# What is needed:
In the entries, find all lines that hold the word "this" and copy them.

# Source material:
::::

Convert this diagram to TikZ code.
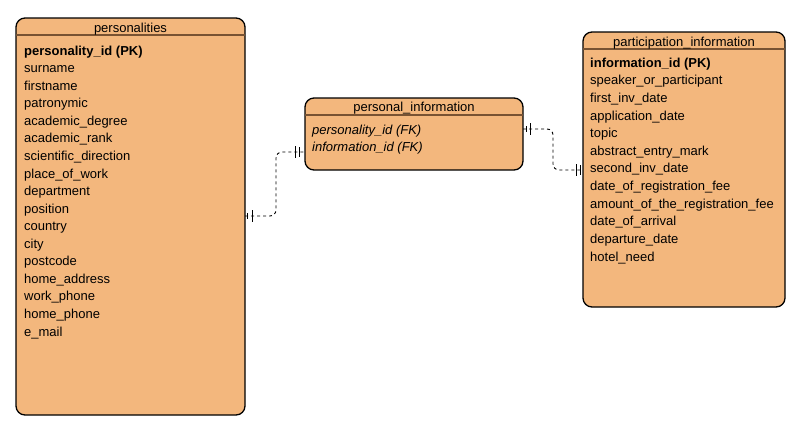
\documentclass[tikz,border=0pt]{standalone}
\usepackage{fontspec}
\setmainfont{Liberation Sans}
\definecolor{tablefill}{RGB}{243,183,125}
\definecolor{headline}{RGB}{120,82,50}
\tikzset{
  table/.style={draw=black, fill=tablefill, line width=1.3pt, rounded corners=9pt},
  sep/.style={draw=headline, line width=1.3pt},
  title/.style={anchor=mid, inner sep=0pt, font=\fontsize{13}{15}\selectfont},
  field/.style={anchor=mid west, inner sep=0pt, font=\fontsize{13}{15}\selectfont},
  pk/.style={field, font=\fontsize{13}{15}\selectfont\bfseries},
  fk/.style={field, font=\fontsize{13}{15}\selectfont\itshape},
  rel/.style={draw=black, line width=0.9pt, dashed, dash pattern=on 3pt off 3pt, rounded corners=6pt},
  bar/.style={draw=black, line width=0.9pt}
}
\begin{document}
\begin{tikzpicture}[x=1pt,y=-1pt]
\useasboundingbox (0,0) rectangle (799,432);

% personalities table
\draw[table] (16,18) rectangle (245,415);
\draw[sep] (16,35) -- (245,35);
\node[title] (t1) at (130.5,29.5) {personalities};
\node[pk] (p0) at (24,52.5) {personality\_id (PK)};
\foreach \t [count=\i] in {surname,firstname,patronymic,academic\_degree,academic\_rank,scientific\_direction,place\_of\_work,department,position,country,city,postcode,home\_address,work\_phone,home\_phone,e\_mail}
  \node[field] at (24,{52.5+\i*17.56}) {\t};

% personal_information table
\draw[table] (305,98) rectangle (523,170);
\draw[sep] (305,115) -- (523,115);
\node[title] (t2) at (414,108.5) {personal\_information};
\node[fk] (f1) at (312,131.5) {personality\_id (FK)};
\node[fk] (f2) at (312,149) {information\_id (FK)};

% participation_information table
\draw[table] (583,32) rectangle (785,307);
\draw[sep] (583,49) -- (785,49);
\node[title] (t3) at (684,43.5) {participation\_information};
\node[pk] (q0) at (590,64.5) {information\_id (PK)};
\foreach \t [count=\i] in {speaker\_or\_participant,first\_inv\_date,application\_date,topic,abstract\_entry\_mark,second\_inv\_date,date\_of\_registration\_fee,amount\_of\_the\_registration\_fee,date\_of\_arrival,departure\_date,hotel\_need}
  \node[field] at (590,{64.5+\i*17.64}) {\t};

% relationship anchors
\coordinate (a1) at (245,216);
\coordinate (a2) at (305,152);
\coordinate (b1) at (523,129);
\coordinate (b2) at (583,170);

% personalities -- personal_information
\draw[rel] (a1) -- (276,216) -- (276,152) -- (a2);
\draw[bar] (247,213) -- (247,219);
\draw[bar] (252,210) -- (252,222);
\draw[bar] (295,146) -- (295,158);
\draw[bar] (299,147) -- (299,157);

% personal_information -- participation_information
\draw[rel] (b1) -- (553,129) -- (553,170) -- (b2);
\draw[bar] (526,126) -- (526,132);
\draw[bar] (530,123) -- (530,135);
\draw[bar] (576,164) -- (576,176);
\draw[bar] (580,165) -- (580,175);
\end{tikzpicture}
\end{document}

::::

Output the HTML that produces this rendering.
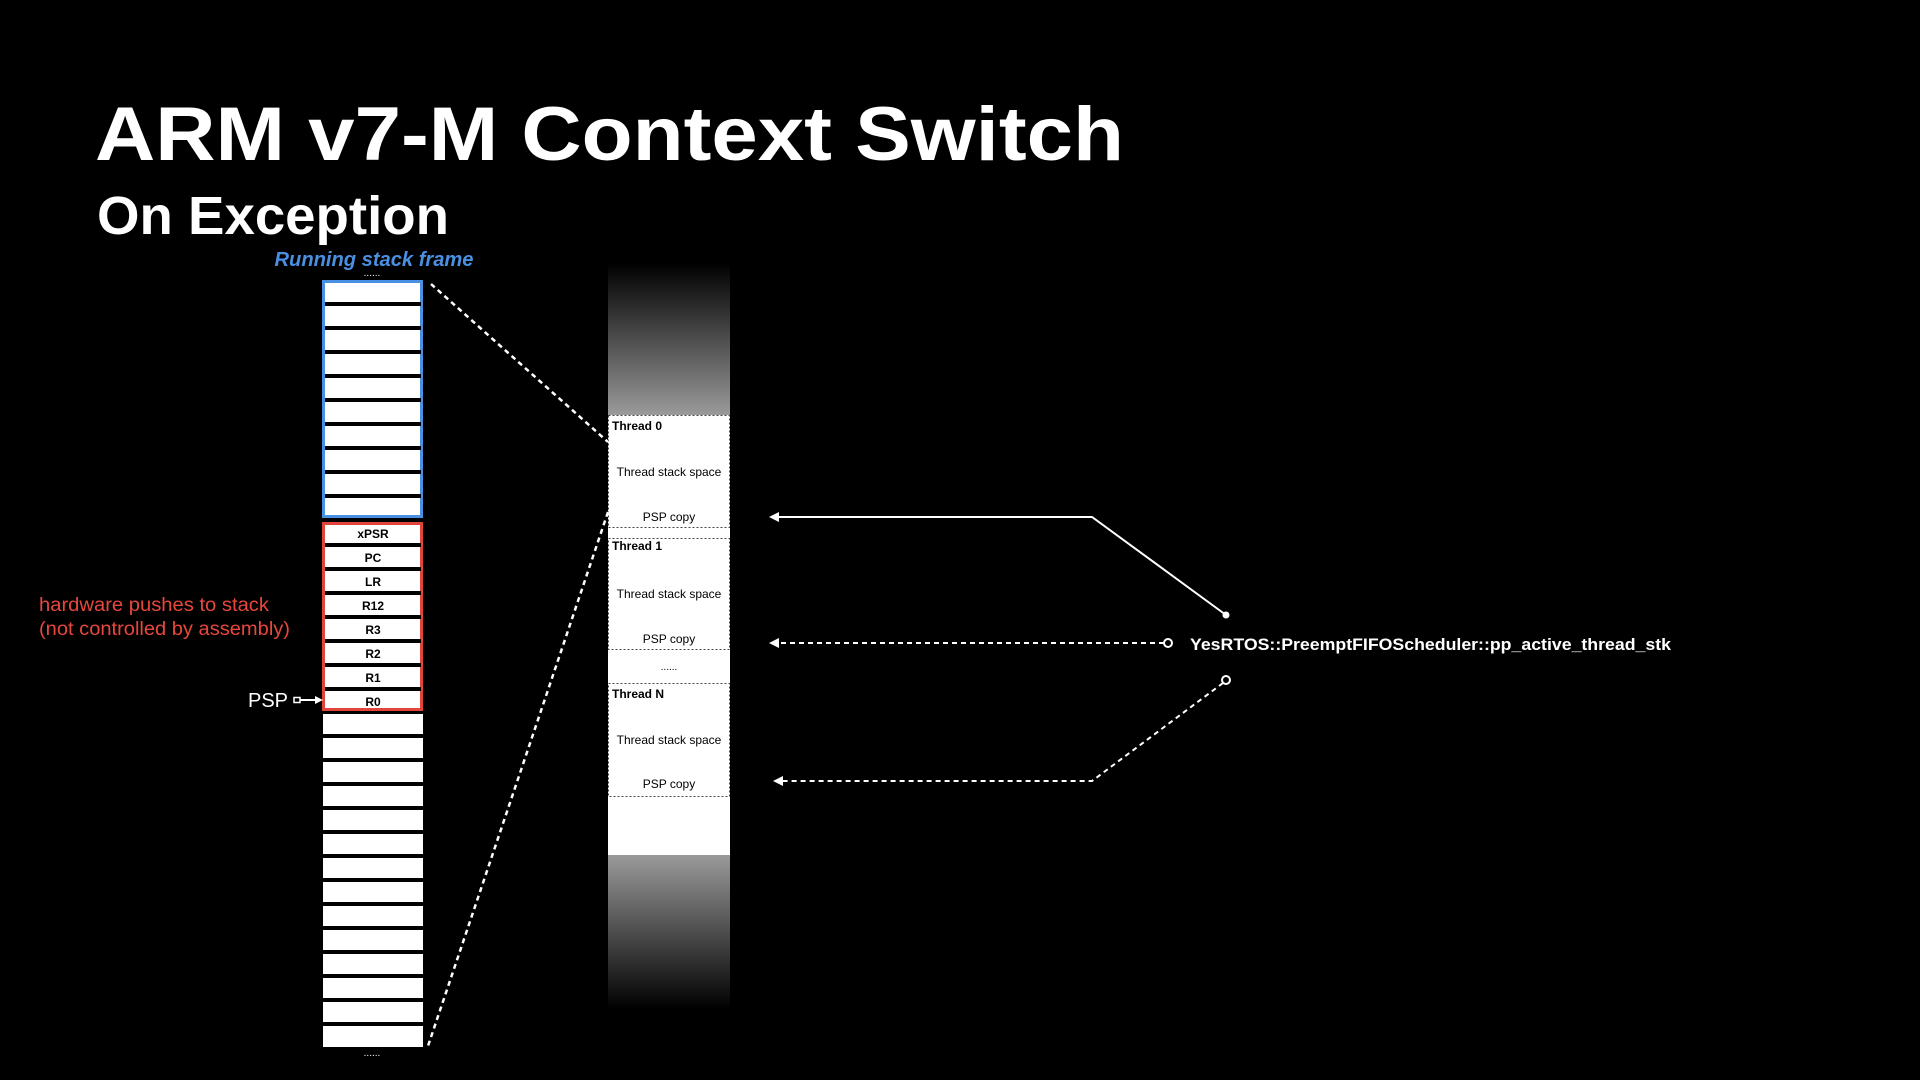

::::

# Response below:
Convert this diagram to TikZ code.
Output the HTML that produces this rendering.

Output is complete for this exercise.